## What is asked:
Can you output the material exactly as written, minus any pictures it holds?

## Dataset rows:

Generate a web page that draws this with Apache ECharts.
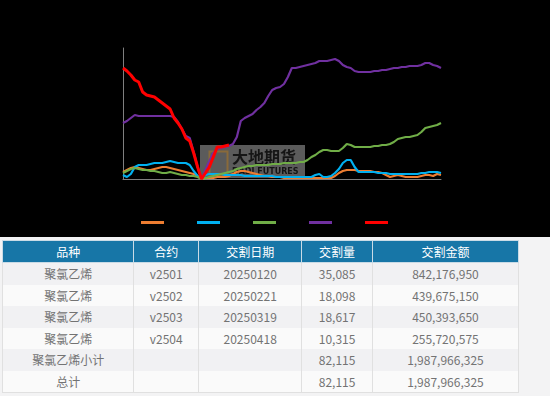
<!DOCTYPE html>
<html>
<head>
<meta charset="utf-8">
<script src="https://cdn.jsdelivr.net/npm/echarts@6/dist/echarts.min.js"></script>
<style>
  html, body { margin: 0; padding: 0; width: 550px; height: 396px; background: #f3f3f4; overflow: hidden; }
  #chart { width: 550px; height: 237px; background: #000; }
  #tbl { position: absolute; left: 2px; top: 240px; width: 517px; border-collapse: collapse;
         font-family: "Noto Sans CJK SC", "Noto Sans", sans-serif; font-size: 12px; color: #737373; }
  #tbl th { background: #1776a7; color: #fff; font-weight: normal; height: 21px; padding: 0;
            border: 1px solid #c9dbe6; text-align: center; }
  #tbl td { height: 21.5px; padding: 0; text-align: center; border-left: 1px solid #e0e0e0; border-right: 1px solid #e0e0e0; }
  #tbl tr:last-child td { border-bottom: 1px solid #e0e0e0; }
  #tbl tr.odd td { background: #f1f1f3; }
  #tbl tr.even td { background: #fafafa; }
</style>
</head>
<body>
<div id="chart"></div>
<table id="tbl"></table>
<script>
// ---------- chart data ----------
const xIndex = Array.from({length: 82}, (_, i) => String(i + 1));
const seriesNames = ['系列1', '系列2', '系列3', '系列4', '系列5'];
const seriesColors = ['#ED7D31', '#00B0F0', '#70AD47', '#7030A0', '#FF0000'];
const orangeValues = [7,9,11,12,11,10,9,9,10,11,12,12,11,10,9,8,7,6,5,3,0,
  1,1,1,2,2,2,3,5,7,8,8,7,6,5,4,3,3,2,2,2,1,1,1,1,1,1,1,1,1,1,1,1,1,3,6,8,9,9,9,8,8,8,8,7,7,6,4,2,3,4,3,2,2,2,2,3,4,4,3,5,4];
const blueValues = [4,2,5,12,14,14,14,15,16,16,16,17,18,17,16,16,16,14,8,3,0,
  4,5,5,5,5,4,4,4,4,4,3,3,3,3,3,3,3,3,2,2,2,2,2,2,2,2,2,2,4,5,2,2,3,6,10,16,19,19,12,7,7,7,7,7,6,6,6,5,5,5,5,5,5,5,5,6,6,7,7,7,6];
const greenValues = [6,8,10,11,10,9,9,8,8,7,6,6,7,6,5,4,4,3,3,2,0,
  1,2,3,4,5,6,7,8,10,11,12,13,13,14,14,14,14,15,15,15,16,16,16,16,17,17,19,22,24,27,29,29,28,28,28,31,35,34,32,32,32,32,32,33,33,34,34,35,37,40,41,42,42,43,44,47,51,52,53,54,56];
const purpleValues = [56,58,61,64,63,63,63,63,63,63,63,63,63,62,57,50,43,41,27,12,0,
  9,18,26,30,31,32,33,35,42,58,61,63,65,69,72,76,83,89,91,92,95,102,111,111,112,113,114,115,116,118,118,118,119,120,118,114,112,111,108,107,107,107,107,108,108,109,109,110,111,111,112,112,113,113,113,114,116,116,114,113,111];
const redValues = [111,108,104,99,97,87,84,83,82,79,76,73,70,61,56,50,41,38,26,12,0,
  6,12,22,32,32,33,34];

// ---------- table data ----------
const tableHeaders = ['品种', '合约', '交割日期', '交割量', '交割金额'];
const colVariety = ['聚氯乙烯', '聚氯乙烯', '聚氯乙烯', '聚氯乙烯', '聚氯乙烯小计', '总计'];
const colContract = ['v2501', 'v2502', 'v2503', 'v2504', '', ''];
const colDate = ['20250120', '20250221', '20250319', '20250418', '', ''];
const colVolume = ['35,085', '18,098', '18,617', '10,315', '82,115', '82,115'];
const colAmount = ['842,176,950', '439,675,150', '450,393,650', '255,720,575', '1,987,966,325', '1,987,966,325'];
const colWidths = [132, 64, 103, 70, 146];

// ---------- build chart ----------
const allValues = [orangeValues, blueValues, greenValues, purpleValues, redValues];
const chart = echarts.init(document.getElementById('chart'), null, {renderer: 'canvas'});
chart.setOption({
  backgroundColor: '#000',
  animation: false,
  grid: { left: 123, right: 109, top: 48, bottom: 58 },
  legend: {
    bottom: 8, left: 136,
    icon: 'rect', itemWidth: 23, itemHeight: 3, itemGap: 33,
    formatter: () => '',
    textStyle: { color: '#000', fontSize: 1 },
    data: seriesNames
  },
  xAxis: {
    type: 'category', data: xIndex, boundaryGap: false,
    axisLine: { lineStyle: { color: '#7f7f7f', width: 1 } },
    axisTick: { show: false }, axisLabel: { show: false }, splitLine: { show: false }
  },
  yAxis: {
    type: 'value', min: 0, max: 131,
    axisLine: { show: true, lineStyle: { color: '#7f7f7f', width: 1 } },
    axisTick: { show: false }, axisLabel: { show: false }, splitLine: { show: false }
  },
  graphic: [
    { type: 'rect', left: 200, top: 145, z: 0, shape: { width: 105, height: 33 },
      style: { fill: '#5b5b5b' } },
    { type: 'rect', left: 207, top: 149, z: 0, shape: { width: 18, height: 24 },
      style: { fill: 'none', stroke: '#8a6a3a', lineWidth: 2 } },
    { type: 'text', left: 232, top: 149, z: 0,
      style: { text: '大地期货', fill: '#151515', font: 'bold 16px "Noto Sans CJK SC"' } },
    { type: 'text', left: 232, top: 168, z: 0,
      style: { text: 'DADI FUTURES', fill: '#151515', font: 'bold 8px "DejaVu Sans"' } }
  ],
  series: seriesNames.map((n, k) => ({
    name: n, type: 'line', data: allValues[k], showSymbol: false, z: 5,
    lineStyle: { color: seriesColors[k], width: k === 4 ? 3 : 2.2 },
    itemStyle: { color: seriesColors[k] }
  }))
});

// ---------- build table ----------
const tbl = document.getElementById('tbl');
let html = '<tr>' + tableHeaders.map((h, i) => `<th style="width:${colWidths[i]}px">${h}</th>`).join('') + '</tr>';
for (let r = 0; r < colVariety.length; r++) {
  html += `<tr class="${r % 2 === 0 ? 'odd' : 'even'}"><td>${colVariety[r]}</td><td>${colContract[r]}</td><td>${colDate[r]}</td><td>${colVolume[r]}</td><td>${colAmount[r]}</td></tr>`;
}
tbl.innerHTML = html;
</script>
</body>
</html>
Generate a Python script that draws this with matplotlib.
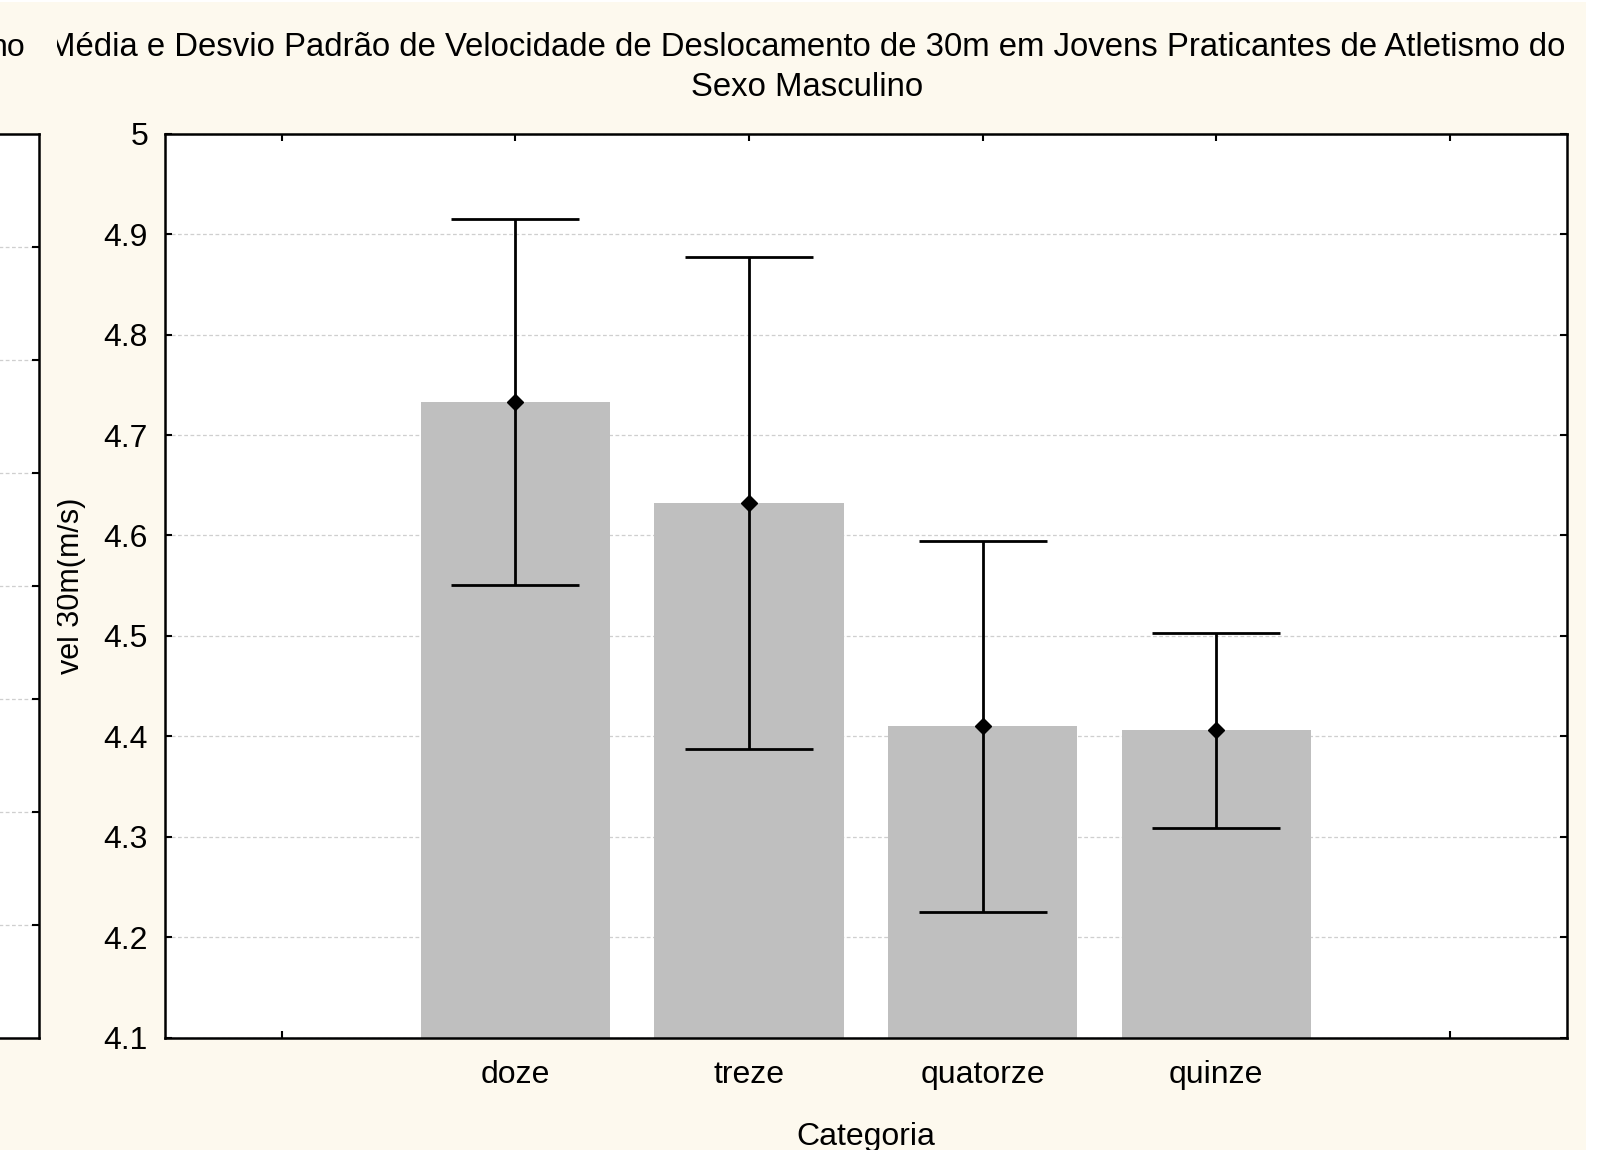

## Solution to this task:
Generate a web page that draws this with Apache ECharts.
<!DOCTYPE html>
<html>
<head>
<meta charset="utf-8">
<script src="https://cdn.jsdelivr.net/npm/echarts@6/dist/echarts.min.js"></script>
<style>
  html, body { margin: 0; padding: 0; width: 550px; height: 396px; background: #f3f3f4; overflow: hidden; }
  #chart { width: 550px; height: 237px; background: #000; }
  #tbl { position: absolute; left: 2px; top: 240px; width: 517px; border-collapse: collapse;
         font-family: "Noto Sans CJK SC", "Noto Sans", sans-serif; font-size: 12px; color: #737373; }
  #tbl th { background: #1776a7; color: #fff; font-weight: normal; height: 21px; padding: 0;
            border: 1px solid #c9dbe6; text-align: center; }
  #tbl td { height: 21.5px; padding: 0; text-align: center; border-left: 1px solid #e0e0e0; border-right: 1px solid #e0e0e0; }
  #tbl tr:last-child td { border-bottom: 1px solid #e0e0e0; }
  #tbl tr.odd td { background: #f1f1f3; }
  #tbl tr.even td { background: #fafafa; }
</style>
</head>
<body>
<div id="chart"></div>
<table id="tbl"></table>
<script>
// ---------- chart data ----------
const xIndex = Array.from({length: 82}, (_, i) => String(i + 1));
const seriesNames = ['系列1', '系列2', '系列3', '系列4', '系列5'];
const seriesColors = ['#ED7D31', '#00B0F0', '#70AD47', '#7030A0', '#FF0000'];
const orangeValues = [7,9,11,12,11,10,9,9,10,11,12,12,11,10,9,8,7,6,5,3,0,
  1,1,1,2,2,2,3,5,7,8,8,7,6,5,4,3,3,2,2,2,1,1,1,1,1,1,1,1,1,1,1,1,1,3,6,8,9,9,9,8,8,8,8,7,7,6,4,2,3,4,3,2,2,2,2,3,4,4,3,5,4];
const blueValues = [4,2,5,12,14,14,14,15,16,16,16,17,18,17,16,16,16,14,8,3,0,
  4,5,5,5,5,4,4,4,4,4,3,3,3,3,3,3,3,3,2,2,2,2,2,2,2,2,2,2,4,5,2,2,3,6,10,16,19,19,12,7,7,7,7,7,6,6,6,5,5,5,5,5,5,5,5,6,6,7,7,7,6];
const greenValues = [6,8,10,11,10,9,9,8,8,7,6,6,7,6,5,4,4,3,3,2,0,
  1,2,3,4,5,6,7,8,10,11,12,13,13,14,14,14,14,15,15,15,16,16,16,16,17,17,19,22,24,27,29,29,28,28,28,31,35,34,32,32,32,32,32,33,33,34,34,35,37,40,41,42,42,43,44,47,51,52,53,54,56];
const purpleValues = [56,58,61,64,63,63,63,63,63,63,63,63,63,62,57,50,43,41,27,12,0,
  9,18,26,30,31,32,33,35,42,58,61,63,65,69,72,76,83,89,91,92,95,102,111,111,112,113,114,115,116,118,118,118,119,120,118,114,112,111,108,107,107,107,107,108,108,109,109,110,111,111,112,112,113,113,113,114,116,116,114,113,111];
const redValues = [111,108,104,99,97,87,84,83,82,79,76,73,70,61,56,50,41,38,26,12,0,
  6,12,22,32,32,33,34];

// ---------- table data ----------
const tableHeaders = ['品种', '合约', '交割日期', '交割量', '交割金额'];
const colVariety = ['聚氯乙烯', '聚氯乙烯', '聚氯乙烯', '聚氯乙烯', '聚氯乙烯小计', '总计'];
const colContract = ['v2501', 'v2502', 'v2503', 'v2504', '', ''];
const colDate = ['20250120', '20250221', '20250319', '20250418', '', ''];
const colVolume = ['35,085', '18,098', '18,617', '10,315', '82,115', '82,115'];
const colAmount = ['842,176,950', '439,675,150', '450,393,650', '255,720,575', '1,987,966,325', '1,987,966,325'];
const colWidths = [132, 64, 103, 70, 146];

// ---------- build chart ----------
const allValues = [orangeValues, blueValues, greenValues, purpleValues, redValues];
const chart = echarts.init(document.getElementById('chart'), null, {renderer: 'canvas'});
chart.setOption({
  backgroundColor: '#000',
  animation: false,
  grid: { left: 123, right: 109, top: 48, bottom: 58 },
  legend: {
    bottom: 8, left: 136,
    icon: 'rect', itemWidth: 23, itemHeight: 3, itemGap: 33,
    formatter: () => '',
    textStyle: { color: '#000', fontSize: 1 },
    data: seriesNames
  },
  xAxis: {
    type: 'category', data: xIndex, boundaryGap: false,
    axisLine: { lineStyle: { color: '#7f7f7f', width: 1 } },
    axisTick: { show: false }, axisLabel: { show: false }, splitLine: { show: false }
  },
  yAxis: {
    type: 'value', min: 0, max: 131,
    axisLine: { show: true, lineStyle: { color: '#7f7f7f', width: 1 } },
    axisTick: { show: false }, axisLabel: { show: false }, splitLine: { show: false }
  },
  graphic: [
    { type: 'rect', left: 200, top: 145, z: 0, shape: { width: 105, height: 33 },
      style: { fill: '#5b5b5b' } },
    { type: 'rect', left: 207, top: 149, z: 0, shape: { width: 18, height: 24 },
      style: { fill: 'none', stroke: '#8a6a3a', lineWidth: 2 } },
    { type: 'text', left: 232, top: 149, z: 0,
      style: { text: '大地期货', fill: '#151515', font: 'bold 16px "Noto Sans CJK SC"' } },
    { type: 'text', left: 232, top: 168, z: 0,
      style: { text: 'DADI FUTURES', fill: '#151515', font: 'bold 8px "DejaVu Sans"' } }
  ],
  series: seriesNames.map((n, k) => ({
    name: n, type: 'line', data: allValues[k], showSymbol: false, z: 5,
    lineStyle: { color: seriesColors[k], width: k === 4 ? 3 : 2.2 },
    itemStyle: { color: seriesColors[k] }
  }))
});

// ---------- build table ----------
const tbl = document.getElementById('tbl');
let html = '<tr>' + tableHeaders.map((h, i) => `<th style="width:${colWidths[i]}px">${h}</th>`).join('') + '</tr>';
for (let r = 0; r < colVariety.length; r++) {
  html += `<tr class="${r % 2 === 0 ? 'odd' : 'even'}"><td>${colVariety[r]}</td><td>${colContract[r]}</td><td>${colDate[r]}</td><td>${colVolume[r]}</td><td>${colAmount[r]}</td></tr>`;
}
tbl.innerHTML = html;
</script>
</body>
</html>
Generate a Python script that draws this with matplotlib.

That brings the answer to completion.